Ellen Scott’s article, which was named both “Why you should buy your teenage kids sex toys" and “Why you should buy your kids sex toys” according to an archived version of the story, claims that unless you buy your 11-year-olds sex toys, they may feel shame surrounding sex and be unable to understand how to have fulfilling sex lives.

Scott’s article claims that if you want to be a good parent, it’s up to you to buy sex toys for your young children:

But as a parent, it’s your responsibility to make sure your children’s entirely normal exploration of their sexuality is safe, healthy, enjoyable, and in their own hands. You can do that by buying your children their own sex toys.

Scott recommends buying a “masturbation sleeve or a little vibrating bullet when your child” (emphasis added) if they have expressed an interest in sex.

The author draws from her own experiences as a child, suggesting that if her parents had bought her a vibrator when she was younger, she wouldn’t have had bad sexual experiences with various partners as an adult:

If I’d had a sex toy and been given the essential ‘here’s the deal with masturbation’ chat that came with it, perhaps I would have learned about orgasms and my own body a lot more quickly.
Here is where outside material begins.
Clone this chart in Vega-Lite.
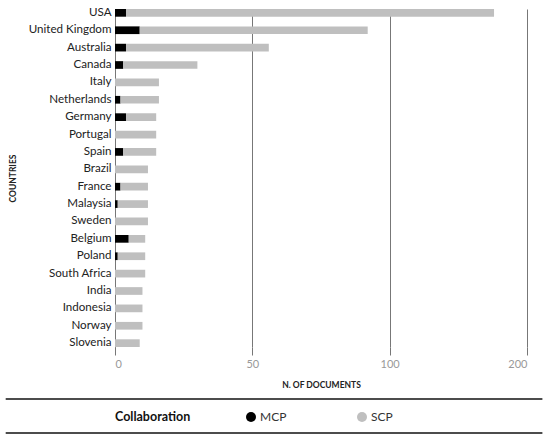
{
  "$schema": "https://vega.github.io/schema/vega-lite/v6.json",
  "padding": {"left": 4, "top": 6, "right": 5, "bottom": 5},
  "columns": 1,
  "spacing": 9,
  "config": {"view": {"stroke": null}, "font": "Lato"},
  "concat": [
    {
      "width": 412,
      "height": 338,
      "data": {
        "values": [
          {"country": "USA", "type": "MCP", "n": 4},
          {"country": "USA", "type": "SCP", "n": 172},
          {"country": "United Kingdom", "type": "MCP", "n": 9},
          {"country": "United Kingdom", "type": "SCP", "n": 83},
          {"country": "Australia", "type": "MCP", "n": 4},
          {"country": "Australia", "type": "SCP", "n": 52},
          {"country": "Canada", "type": "MCP", "n": 3},
          {"country": "Canada", "type": "SCP", "n": 27},
          {"country": "Italy", "type": "SCP", "n": 16},
          {"country": "Netherlands", "type": "MCP", "n": 2},
          {"country": "Netherlands", "type": "SCP", "n": 14},
          {"country": "Germany", "type": "MCP", "n": 4},
          {"country": "Germany", "type": "SCP", "n": 11},
          {"country": "Portugal", "type": "SCP", "n": 15},
          {"country": "Spain", "type": "MCP", "n": 3},
          {"country": "Spain", "type": "SCP", "n": 12},
          {"country": "Brazil", "type": "SCP", "n": 12},
          {"country": "France", "type": "MCP", "n": 2},
          {"country": "France", "type": "SCP", "n": 10},
          {"country": "Malaysia", "type": "MCP", "n": 1},
          {"country": "Malaysia", "type": "SCP", "n": 11},
          {"country": "Sweden", "type": "SCP", "n": 12},
          {"country": "Belgium", "type": "MCP", "n": 5},
          {"country": "Belgium", "type": "SCP", "n": 6},
          {"country": "Poland", "type": "MCP", "n": 1},
          {"country": "Poland", "type": "SCP", "n": 10},
          {"country": "South Africa", "type": "SCP", "n": 11},
          {"country": "India", "type": "SCP", "n": 10},
          {"country": "Indonesia", "type": "SCP", "n": 10},
          {"country": "Norway", "type": "SCP", "n": 10},
          {"country": "Slovenia", "type": "SCP", "n": 9}
        ]
      },
      "mark": {"type": "bar"},
      "encoding": {
        "y": {
          "field": "country",
          "type": "nominal",
          "sort": ["USA", "United Kingdom", "Australia", "Canada", "Italy", "Netherlands", "Germany", "Portugal", "Spain", "Brazil", "France", "Malaysia", "Sweden", "Belgium", "Poland", "South Africa", "India", "Indonesia", "Norway", "Slovenia"],
          "scale": {"paddingInner": 0.557, "paddingOuter": 0},
          "axis": {
            "title": "COUNTRIES",
            "titleFontSize": 8.5,
            "titleFontWeight": "bold",
            "titleColor": "#222",
            "titlePadding": 11,
            "labelFontSize": 11.6,
            "labelColor": "#222",
            "labelPadding": 4,
            "ticks": false,
            "domainColor": "#777",
            "domainWidth": 1,
            "grid": false
          }
        },
        "x": {
          "field": "n",
          "type": "quantitative",
          "stack": "zero",
          "scale": {"type": "linear", "domain": [0, 50, 100, 200], "range": [0, 137.33, 274.67, 412], "nice": false, "zero": false},
          "axis": {
            "values": [0, 50, 100, 200],
            "title": "N. OF DOCUMENTS",
            "titleFontSize": 8.5,
            "titleFontWeight": "bold",
            "titleColor": "#222",
            "titlePadding": 11,
            "grid": true,
            "gridColor": "#777",
            "gridWidth": 1,
            "domain": false,
            "tickColor": "#777",
            "tickSize": 8,
            "labelColor": "#999",
            "labelFontSize": 11,
            "labelPadding": 3
          }
        },
        "color": {
          "field": "type",
          "type": "nominal",
          "scale": {"domain": ["MCP", "SCP"], "range": ["#000000", "#bfbfbf"]},
          "legend": {
            "title": "Collaboration",
            "orient": "none",
            "legendX": 0,
            "legendY": 402,
            "direction": "horizontal",
            "titleOrient": "left",
            "titleFontSize": 12.5,
            "titleFontWeight": "bold",
            "titleColor": "#111",
            "titlePadding": 54,
            "labelFontSize": 12,
            "labelColor": "#333",
            "symbolType": "circle",
            "symbolSize": 100,
            "symbolStrokeWidth": 0,
            "columnPadding": 69,
            "labelOffset": 3,
            "padding": 0
          }
        },
        "order": {"field": "type", "sort": "ascending"}
      }
    },
    {
      "width": 412,
      "height": 34,
      "data": {"values": [{"edge": 0, "start": 0, "end": 1}, {"edge": 1, "start": 0, "end": 1}]},
      "mark": {"type": "rule", "color": "#111", "strokeWidth": 1.5},
      "encoding": {
        "y": {"field": "edge", "type": "quantitative", "scale": {"domain": [0, 1]}, "axis": null},
        "x": {"field": "start", "type": "quantitative", "scale": {"domain": [0, 1], "range": [-109.3, 427.4]}, "axis": null},
        "x2": {"field": "end"}
      }
    }
  ]
}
Perhaps I wouldn’t have gone on to have disappointing sex with no way to express what I needed.

Scott suggests explaining to your children—in explicit detail—different ways to masturbate. Scott claims it’s your duty as a parent to explain it to your 11-year-old child (or younger):

As sex education barely mentions pleasure, it falls on parents to bring it up – and to bring it up early. Masturbation is the only truly safe form of sex, and the type of sex that’s legal and healthy for people to enjoy at a young age. Parents should be encouraging it, rather than pretending it isn’t happening. And your encouragement of masturbation should include a total eradication of shame and awkwardness around having a wank, alongside education of how it works.

Buy your child a beginner’s sex toy for the purposes of masturbation. When? Probably earlier than you think – anecdotally, I’ve heard of a lot of people masturbating for the first time at age 11 – but you should be able to chat to your children and suss out if sexual pleasure is even on their mental radar. Buy them the sex toy and give it to them – or take them along to pick out their own – and explain that whenever they’re curious and want to try things out, they’re completely free to use their own sex toy.

For parents who may not like the idea of explaining masturbation in detail (this article spares some of the more vulgar information), Scott claims this is a reflection of parents not wanting their kids to be healthy and enjoy themselves:

Do you not want your children to masturbate, ever? Do you want them to have an unsatisfying sex life? Don’t you want to make sure they explore what makes them feel good in a healthy, safe way? We need to be talking about masturbation with our children. Handing them a sex toy so they can do their own experimenting is an easy way to start the conversation.

Unless you’re buying your children masturbation aids and scarring them for life by graphically explaining how you’ve masturbated growing up, Scott wants to let you know she thinks you’re a bad parent.